Monorepos are great when we want to share functionality between multiple related components. We can still deploy them separately, but letting them coexist together removes the need for shared libraries and makes sweeping changes easier.
But they will stretch your CI/CD skills to their limits.
You will have to deal with tagging and additional monorepo tooling that adds extra complexity so you can avoid duplicating logic.
This leads to more difficult deployments and that’s not a trade-off that I make lightly. Simpler, stable deployments provide more value to a team than the comfort of sharing types between projects.
Additionally, a multirepo approach forces you to think of your product in terms of different services and components which is closer to how they behave in production. This in turn will make you think better about backwards compatibility and you’ll be making changes in a more natural way.
Three chapters in we haven’t written a single line of code and we’re caught in an endless setup phase where more and more things need to happen. But remember that software engineering is about building products, not writing code in an IDE.

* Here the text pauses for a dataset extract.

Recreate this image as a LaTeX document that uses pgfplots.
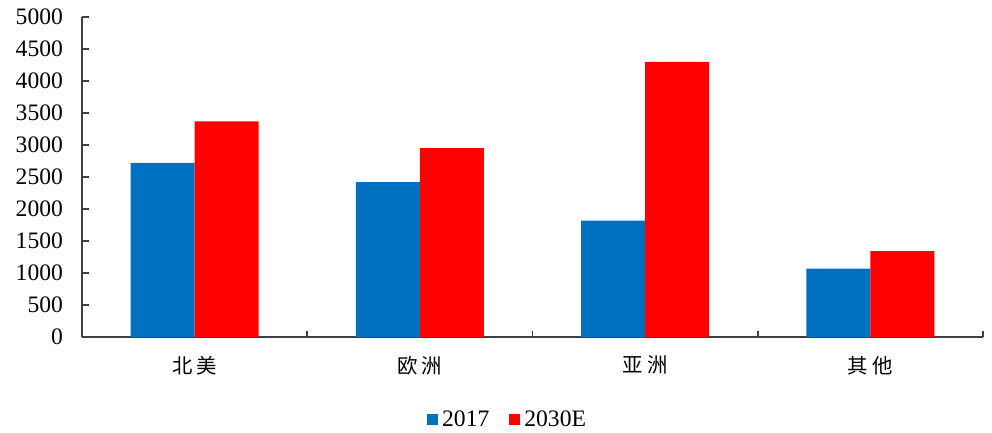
\documentclass[border=0pt]{standalone}
\usepackage{pgfplots}
\pgfplotsset{compat=1.18}
\usepackage{fontspec}
\setmainfont{Liberation Serif}
\newfontfamily\cjk{Noto Sans CJK SC}
\definecolor{cblue}{HTML}{0070C0}
\definecolor{cred}{HTML}{FF0000}
\definecolor{axgray}{HTML}{404040}
\begin{document}
\begin{tikzpicture}
\begin{axis}[
  name=ax,
  scale only axis, width=450.5pt, height=160pt,
  xmin=-0.5, xmax=3.5, ymin=0, ymax=5000,
  ybar=0pt, bar width=0.2844,
  axis x line=bottom, axis y line=left,
  axis line style={-, axgray, line width=0.8pt},
  ytick={0,500,...,5000},
  tick align=inside,
  y tick style={axgray, line width=0.8pt},
  major tick length=3.5pt,
  xtick={0,1,2,3},
  xticklabels={{\cjk 北\hspace{2pt}美},{\cjk 欧\hspace{2pt}洲},{\cjk 亚\hspace{2pt}洲},{\cjk 其\hspace{2pt}他}},
  major x tick style={draw=none},
  minor xtick={-0.5,0.5,1.5,2.5,3.5},
  minor x tick style={axgray, line width=0.8pt},
  minor tick length=3pt,
  /pgf/number format/assume math mode=true,
  /pgf/number format/1000 sep={},
  yticklabel style={font=\fontsize{11.8}{12}\selectfont, xshift=-6pt},
  xticklabel style={font=\fontsize{10.2}{11}\selectfont, yshift=-6pt},
  legend style={draw=none, at={(0.376,-0.259)}, anchor=west, font=\fontsize{11.8}{12}\selectfont,
    /tikz/every even column/.append style={column sep=8pt}},
  legend columns=2,
  legend image code/.code={\fill[#1] (0pt,-2.75pt) rectangle (5.5pt,2.75pt);},
  legend cell align=left,
]
\addplot[fill=cblue, draw=none] coordinates {(0,2720) (1,2420) (2,1820) (3,1070)};
\addplot[fill=cred, draw=none] coordinates {(0,3370) (1,2950) (2,4300) (3,1340)};
\legend{2017, 2030E}
\end{axis}
\pgfresetboundingbox
\useasboundingbox ([xshift=-41pt,yshift=-47.5pt]ax.south west) rectangle ([xshift=4.5pt,yshift=8.5pt]ax.north east);
\end{tikzpicture}
\end{document}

Google says that programming is the act of making a computer execute a task you want. Writing an algorithm is an example of programming. Software engineering is maintaining a programming solution across a large time span.
We are in the software engineering business.
We will have to do all of the things mentioned above at some point. But if we start developing without these extra steps, we will only add more work to the refactoring backlog for the future. These things pile up and contribute to the bad condition of the project.
And codebases degrade because of many small mistakes, not a single big one.
To avoid this, we can start by asking ourselves - “How can I make sure that this can get to production as quickly as possible”. And everything we’ve discussed applies to existing projects too.